[START OF DATASET RECORDS]

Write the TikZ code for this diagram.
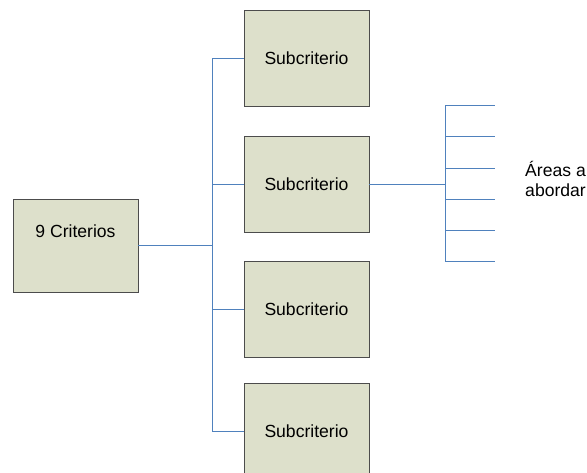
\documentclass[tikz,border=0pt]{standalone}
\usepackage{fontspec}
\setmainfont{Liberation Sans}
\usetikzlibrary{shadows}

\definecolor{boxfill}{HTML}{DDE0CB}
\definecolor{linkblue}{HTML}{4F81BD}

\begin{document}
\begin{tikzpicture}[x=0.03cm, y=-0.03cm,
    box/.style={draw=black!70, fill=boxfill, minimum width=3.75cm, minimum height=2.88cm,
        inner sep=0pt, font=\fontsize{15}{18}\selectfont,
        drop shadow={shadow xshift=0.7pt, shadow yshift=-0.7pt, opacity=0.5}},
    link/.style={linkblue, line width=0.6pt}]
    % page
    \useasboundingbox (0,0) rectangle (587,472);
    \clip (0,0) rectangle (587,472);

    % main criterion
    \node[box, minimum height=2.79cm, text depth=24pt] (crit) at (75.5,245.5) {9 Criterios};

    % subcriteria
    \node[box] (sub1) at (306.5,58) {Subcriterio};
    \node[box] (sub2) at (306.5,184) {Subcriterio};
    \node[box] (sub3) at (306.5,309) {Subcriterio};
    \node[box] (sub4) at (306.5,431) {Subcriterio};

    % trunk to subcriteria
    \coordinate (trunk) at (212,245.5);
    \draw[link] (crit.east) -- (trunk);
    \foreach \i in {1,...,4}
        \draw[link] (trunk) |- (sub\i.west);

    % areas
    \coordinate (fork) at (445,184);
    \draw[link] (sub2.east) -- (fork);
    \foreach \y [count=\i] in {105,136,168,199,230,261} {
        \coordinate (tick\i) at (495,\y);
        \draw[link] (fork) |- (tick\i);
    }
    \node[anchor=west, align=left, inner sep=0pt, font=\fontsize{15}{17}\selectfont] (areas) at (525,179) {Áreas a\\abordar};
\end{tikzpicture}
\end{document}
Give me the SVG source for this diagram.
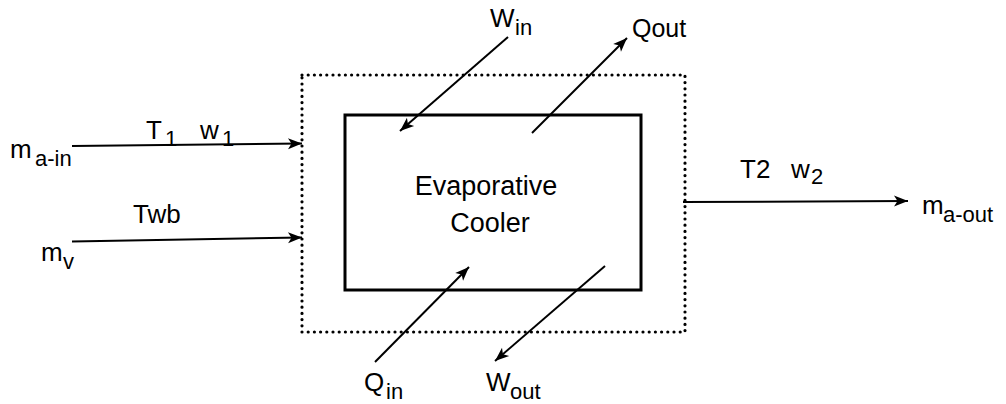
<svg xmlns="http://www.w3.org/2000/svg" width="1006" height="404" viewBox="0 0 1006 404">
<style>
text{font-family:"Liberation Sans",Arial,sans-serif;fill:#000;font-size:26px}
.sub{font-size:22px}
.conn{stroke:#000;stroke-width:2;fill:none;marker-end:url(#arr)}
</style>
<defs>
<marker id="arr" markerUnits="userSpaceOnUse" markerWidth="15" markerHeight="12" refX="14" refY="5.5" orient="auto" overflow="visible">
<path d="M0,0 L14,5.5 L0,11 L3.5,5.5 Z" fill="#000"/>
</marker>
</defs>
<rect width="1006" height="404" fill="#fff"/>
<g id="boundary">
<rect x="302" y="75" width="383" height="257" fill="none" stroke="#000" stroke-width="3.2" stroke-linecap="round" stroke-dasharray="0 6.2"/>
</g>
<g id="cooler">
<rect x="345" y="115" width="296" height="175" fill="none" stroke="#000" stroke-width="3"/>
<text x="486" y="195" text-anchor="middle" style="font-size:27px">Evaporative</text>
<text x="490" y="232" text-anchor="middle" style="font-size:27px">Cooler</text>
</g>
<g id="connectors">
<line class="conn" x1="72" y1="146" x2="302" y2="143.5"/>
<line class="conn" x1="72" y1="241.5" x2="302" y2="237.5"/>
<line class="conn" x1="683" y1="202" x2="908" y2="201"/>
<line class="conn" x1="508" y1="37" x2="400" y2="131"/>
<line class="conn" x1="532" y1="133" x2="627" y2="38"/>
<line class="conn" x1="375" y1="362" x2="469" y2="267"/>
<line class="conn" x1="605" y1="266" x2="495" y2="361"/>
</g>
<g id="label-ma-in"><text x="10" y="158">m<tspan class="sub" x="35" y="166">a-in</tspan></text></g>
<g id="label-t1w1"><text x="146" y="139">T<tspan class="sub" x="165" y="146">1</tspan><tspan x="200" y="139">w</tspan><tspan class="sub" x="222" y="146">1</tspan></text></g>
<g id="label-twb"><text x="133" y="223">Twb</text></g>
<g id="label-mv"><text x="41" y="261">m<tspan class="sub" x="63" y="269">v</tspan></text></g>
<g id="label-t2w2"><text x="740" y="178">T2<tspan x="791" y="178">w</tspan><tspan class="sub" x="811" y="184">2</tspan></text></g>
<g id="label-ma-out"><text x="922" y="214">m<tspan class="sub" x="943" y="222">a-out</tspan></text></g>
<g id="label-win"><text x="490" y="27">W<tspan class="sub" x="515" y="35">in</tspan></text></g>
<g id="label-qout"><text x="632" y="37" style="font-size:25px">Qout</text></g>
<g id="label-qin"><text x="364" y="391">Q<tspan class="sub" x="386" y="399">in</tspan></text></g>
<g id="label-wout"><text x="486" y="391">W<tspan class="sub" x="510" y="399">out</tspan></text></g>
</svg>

[END OF DATASET RECORDS]

WHAT THE EXERCISE ASKS:
Select the lines that carry the string "diagram" and copy them.

OUTPUT OF THE EXERCISE:
Write the TikZ code for this diagram.
Give me the SVG source for this diagram.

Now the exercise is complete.